--- The problem ---
Repeat all of the material below exactly as written, images excluded.

——————

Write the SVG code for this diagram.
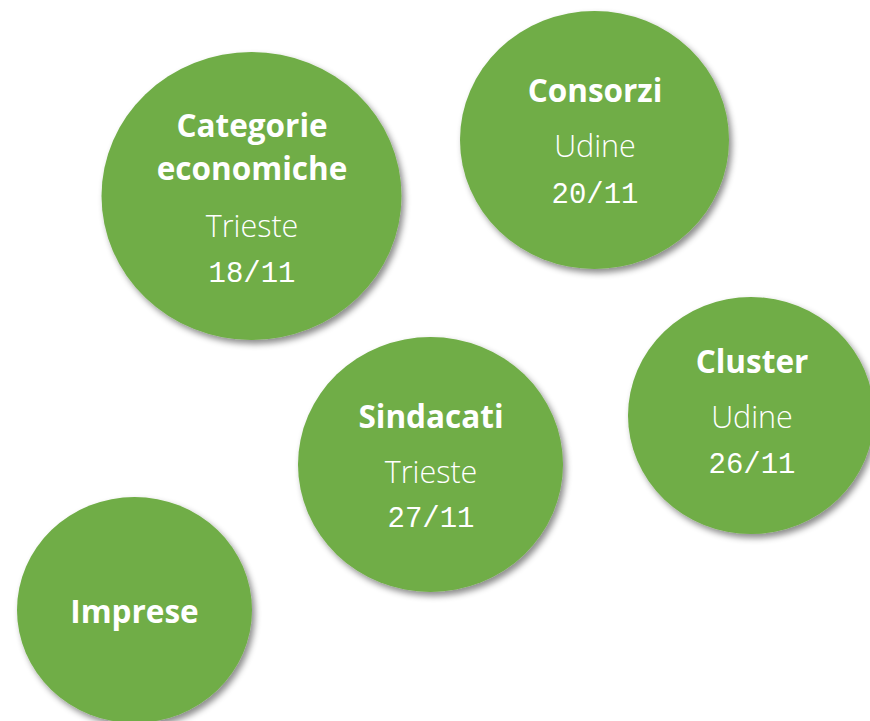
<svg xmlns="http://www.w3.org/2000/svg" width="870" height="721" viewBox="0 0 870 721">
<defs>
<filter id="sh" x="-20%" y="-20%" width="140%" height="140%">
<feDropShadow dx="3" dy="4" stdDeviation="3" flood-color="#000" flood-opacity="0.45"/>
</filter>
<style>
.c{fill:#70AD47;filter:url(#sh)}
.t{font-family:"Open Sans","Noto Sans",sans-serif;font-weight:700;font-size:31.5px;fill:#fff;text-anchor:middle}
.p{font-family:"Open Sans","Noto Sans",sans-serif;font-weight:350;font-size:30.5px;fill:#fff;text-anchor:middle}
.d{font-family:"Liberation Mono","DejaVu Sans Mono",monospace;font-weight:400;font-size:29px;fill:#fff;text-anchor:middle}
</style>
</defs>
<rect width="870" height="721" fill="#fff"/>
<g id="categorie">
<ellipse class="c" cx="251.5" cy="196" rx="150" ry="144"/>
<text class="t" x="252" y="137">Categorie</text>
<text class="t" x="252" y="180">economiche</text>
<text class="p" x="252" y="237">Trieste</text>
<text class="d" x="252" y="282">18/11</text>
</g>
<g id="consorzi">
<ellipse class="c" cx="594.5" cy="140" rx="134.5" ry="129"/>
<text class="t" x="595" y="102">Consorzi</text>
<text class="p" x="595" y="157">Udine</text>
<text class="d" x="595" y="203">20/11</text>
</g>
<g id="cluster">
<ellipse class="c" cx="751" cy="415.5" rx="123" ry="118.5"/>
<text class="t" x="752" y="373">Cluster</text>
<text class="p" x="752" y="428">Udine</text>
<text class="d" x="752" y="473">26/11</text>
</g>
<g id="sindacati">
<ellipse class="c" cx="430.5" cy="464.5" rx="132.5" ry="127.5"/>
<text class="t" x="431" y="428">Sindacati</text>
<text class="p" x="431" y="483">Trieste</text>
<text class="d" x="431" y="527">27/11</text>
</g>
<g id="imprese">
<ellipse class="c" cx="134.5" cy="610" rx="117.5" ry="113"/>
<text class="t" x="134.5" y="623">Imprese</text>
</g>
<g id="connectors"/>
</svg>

——————

--- Problem solution ---
Write the SVG code for this diagram.
<svg xmlns="http://www.w3.org/2000/svg" width="870" height="721" viewBox="0 0 870 721">
<defs>
<filter id="sh" x="-20%" y="-20%" width="140%" height="140%">
<feDropShadow dx="3" dy="4" stdDeviation="3" flood-color="#000" flood-opacity="0.45"/>
</filter>
<style>
.c{fill:#70AD47;filter:url(#sh)}
.t{font-family:"Open Sans","Noto Sans",sans-serif;font-weight:700;font-size:31.5px;fill:#fff;text-anchor:middle}
.p{font-family:"Open Sans","Noto Sans",sans-serif;font-weight:350;font-size:30.5px;fill:#fff;text-anchor:middle}
.d{font-family:"Liberation Mono","DejaVu Sans Mono",monospace;font-weight:400;font-size:29px;fill:#fff;text-anchor:middle}
</style>
</defs>
<rect width="870" height="721" fill="#fff"/>
<g id="categorie">
<ellipse class="c" cx="251.5" cy="196" rx="150" ry="144"/>
<text class="t" x="252" y="137">Categorie</text>
<text class="t" x="252" y="180">economiche</text>
<text class="p" x="252" y="237">Trieste</text>
<text class="d" x="252" y="282">18/11</text>
</g>
<g id="consorzi">
<ellipse class="c" cx="594.5" cy="140" rx="134.5" ry="129"/>
<text class="t" x="595" y="102">Consorzi</text>
<text class="p" x="595" y="157">Udine</text>
<text class="d" x="595" y="203">20/11</text>
</g>
<g id="cluster">
<ellipse class="c" cx="751" cy="415.5" rx="123" ry="118.5"/>
<text class="t" x="752" y="373">Cluster</text>
<text class="p" x="752" y="428">Udine</text>
<text class="d" x="752" y="473">26/11</text>
</g>
<g id="sindacati">
<ellipse class="c" cx="430.5" cy="464.5" rx="132.5" ry="127.5"/>
<text class="t" x="431" y="428">Sindacati</text>
<text class="p" x="431" y="483">Trieste</text>
<text class="d" x="431" y="527">27/11</text>
</g>
<g id="imprese">
<ellipse class="c" cx="134.5" cy="610" rx="117.5" ry="113"/>
<text class="t" x="134.5" y="623">Imprese</text>
</g>
<g id="connectors"/>
</svg>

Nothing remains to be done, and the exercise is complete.